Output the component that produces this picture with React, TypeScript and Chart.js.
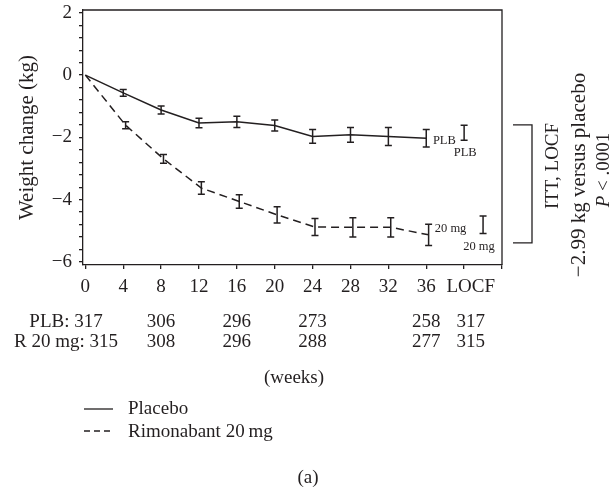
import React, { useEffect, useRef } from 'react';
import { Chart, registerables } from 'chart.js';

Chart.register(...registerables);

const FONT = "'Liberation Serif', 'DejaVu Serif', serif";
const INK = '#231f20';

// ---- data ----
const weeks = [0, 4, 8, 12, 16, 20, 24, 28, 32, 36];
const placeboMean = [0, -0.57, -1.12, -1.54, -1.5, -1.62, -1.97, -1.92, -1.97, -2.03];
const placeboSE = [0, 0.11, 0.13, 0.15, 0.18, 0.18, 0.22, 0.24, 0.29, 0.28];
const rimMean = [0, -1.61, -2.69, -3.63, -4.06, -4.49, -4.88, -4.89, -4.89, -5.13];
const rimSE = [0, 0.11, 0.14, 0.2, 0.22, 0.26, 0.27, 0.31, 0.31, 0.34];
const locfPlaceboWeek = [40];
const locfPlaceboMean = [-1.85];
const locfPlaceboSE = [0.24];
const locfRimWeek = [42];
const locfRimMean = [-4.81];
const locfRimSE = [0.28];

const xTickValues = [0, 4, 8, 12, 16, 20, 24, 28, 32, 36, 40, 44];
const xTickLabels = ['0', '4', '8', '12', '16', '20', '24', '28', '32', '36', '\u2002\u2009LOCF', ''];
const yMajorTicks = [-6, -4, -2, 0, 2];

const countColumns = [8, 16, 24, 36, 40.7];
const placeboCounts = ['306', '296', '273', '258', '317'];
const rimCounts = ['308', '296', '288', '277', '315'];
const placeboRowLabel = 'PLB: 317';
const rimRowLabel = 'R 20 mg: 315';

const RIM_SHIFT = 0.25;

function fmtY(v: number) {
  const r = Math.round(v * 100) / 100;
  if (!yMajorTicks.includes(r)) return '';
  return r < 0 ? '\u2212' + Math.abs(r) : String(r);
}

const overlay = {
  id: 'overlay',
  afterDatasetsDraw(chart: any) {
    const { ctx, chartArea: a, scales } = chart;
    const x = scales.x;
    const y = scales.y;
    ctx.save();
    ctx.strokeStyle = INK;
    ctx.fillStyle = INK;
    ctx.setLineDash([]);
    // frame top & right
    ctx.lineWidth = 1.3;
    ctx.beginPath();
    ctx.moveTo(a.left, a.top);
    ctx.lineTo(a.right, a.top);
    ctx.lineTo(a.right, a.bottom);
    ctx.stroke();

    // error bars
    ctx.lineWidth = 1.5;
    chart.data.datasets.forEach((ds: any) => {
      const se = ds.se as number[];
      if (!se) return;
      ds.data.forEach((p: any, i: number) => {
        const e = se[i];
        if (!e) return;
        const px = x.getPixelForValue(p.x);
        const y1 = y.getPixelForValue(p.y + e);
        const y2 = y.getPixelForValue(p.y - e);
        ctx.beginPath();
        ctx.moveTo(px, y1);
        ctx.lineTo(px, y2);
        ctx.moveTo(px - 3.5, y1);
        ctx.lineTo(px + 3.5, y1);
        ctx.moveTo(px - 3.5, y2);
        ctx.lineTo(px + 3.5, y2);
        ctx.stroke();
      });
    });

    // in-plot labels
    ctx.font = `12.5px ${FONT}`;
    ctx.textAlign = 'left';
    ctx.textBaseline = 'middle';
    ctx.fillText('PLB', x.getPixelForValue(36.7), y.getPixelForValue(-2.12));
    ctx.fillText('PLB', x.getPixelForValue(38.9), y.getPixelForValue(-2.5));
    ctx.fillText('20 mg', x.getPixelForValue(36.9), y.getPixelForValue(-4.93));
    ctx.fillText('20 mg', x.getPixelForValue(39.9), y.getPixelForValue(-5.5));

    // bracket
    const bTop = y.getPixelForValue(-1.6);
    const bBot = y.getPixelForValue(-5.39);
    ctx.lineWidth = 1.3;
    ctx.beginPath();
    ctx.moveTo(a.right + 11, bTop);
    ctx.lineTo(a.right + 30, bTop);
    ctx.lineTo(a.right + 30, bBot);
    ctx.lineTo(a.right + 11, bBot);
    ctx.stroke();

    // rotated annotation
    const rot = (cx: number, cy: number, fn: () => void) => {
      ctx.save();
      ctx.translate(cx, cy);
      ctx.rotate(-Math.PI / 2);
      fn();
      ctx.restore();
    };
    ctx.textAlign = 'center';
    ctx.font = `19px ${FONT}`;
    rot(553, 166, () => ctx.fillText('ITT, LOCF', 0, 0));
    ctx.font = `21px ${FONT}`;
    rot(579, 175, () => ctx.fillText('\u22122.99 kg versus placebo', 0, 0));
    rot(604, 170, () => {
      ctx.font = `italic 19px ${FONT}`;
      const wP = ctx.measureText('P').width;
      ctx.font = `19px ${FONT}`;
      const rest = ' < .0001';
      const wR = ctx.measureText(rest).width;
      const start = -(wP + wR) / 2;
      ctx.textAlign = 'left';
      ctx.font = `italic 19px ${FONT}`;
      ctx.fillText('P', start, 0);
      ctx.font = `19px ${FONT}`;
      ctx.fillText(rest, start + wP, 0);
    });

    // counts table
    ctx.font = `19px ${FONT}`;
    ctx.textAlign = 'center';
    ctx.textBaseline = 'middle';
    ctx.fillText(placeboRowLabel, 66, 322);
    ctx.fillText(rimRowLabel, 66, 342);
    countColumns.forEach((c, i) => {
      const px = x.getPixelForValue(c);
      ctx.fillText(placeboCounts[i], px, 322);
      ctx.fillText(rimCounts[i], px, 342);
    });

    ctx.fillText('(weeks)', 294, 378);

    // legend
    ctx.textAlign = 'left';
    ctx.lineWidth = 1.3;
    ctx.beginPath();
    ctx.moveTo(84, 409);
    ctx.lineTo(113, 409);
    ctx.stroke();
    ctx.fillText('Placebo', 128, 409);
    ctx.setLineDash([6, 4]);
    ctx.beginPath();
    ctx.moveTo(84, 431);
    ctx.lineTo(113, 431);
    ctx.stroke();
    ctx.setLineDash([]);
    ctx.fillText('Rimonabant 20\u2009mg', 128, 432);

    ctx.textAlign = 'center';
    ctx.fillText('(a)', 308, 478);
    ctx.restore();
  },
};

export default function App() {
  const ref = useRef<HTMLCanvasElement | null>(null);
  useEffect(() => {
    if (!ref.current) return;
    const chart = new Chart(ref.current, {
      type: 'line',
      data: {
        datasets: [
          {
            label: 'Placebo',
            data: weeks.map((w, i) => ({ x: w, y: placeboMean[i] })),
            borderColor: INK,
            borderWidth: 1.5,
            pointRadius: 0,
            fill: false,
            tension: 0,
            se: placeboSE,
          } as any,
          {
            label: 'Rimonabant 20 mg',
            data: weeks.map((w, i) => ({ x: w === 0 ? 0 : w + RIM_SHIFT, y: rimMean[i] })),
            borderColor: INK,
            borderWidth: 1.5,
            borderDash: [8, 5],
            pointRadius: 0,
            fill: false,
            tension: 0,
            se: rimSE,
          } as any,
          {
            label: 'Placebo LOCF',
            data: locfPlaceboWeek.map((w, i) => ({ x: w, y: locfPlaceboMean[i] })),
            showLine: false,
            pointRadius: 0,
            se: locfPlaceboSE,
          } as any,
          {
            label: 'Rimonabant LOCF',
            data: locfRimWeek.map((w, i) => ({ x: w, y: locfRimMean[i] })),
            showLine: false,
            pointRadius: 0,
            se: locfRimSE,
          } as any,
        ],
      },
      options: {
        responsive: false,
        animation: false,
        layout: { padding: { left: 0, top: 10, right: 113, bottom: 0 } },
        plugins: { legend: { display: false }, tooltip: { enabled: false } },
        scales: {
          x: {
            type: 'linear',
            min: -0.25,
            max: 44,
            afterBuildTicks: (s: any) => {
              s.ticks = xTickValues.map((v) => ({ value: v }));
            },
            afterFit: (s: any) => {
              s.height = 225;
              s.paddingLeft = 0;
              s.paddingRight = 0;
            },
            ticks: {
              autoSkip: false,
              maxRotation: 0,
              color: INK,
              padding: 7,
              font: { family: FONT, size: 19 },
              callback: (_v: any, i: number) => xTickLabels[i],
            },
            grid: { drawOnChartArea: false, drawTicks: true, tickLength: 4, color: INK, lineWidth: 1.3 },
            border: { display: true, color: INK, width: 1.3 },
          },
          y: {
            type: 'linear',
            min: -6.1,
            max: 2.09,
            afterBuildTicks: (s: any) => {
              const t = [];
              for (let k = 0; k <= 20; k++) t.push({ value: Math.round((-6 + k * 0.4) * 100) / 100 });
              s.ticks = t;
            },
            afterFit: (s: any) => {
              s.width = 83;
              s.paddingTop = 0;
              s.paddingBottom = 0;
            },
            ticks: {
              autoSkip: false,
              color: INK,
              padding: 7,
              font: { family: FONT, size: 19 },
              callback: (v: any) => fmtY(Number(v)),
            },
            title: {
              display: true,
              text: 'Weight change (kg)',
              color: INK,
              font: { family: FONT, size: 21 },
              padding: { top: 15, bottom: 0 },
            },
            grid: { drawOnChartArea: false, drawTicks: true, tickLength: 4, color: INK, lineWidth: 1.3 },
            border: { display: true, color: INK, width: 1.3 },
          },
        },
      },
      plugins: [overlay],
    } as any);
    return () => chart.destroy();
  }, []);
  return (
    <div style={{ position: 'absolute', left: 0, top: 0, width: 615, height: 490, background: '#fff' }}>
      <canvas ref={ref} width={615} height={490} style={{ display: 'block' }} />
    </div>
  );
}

*Aim of the exercise*
The lines from the start of the data through the line that contains "const INK = '#231f20';" are to be returned exactly, please, with both ends included and every picture left out.

*Result of the exercise*
Output the component that produces this picture with React, TypeScript and Chart.js.
import React, { useEffect, useRef } from 'react';
import { Chart, registerables } from 'chart.js';

Chart.register(...registerables);

const FONT = "'Liberation Serif', 'DejaVu Serif', serif";
const INK = '#231f20';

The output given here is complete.